The Fix: Use optimized open-source file formats like Parquet or Delta Lake. These formats compress data and store metadata that allows the query engine to skip irrelevant data blocks, speeding up queries significantly.
The Skills Gap
Managing a data lake requires a different skillset than managing a traditional SQL database. It involves understanding distributed computing, Spark jobs, partition strategies, and cloud networking.
The Fix: Invest in training or partner with experts to set up infrastructure-as-code (IaC) to automate the complexity.
The data lake is no longer an experimental technology; it is the backbone of the modern data stack. It bridges the gap between the chaotic reality of big data and the structured needs of business intelligence.
However, success requires more than just a subscription to a cloud provider. It requires a thoughtful architecture that prioritizes governance, security, and usability. By treating your data lake as a product with defined users, quality standards, and lifecycles, you can turn a potential swamp into a crystal-clear reservoir of business insight.
FAQs
1. What is a Data Lake?
A data lake is a centralized repository that stores structured and unstructured data in raw form for analytics, BI, and AI use cases.
2. What types of data can a data lake store?
A data lake can store structured tables, logs, text, images, videos, sensor data, and real-time streaming data.
3. Is a data lake only for big data?
No.
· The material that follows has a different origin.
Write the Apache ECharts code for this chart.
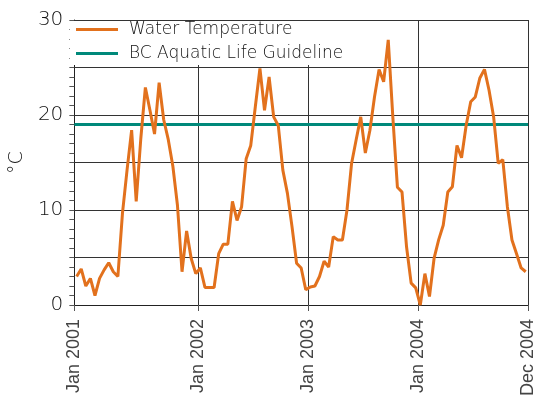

Data lakes are useful for any organization handling diverse data or planning advanced analytics and AI initiatives.
4. What is schema-on-read in a data lake?
Schema-on-read means data is structured only when queried, allowing faster ingestion and flexible analytics.
5. What is the biggest mistake companies make when building a Data Lake?
The biggest mistake is dumping data in without a catalog. If you don’t index what you are storing, you will never find it again. We call this “Write Once, Read Never.” Always prioritize metadata management from day one.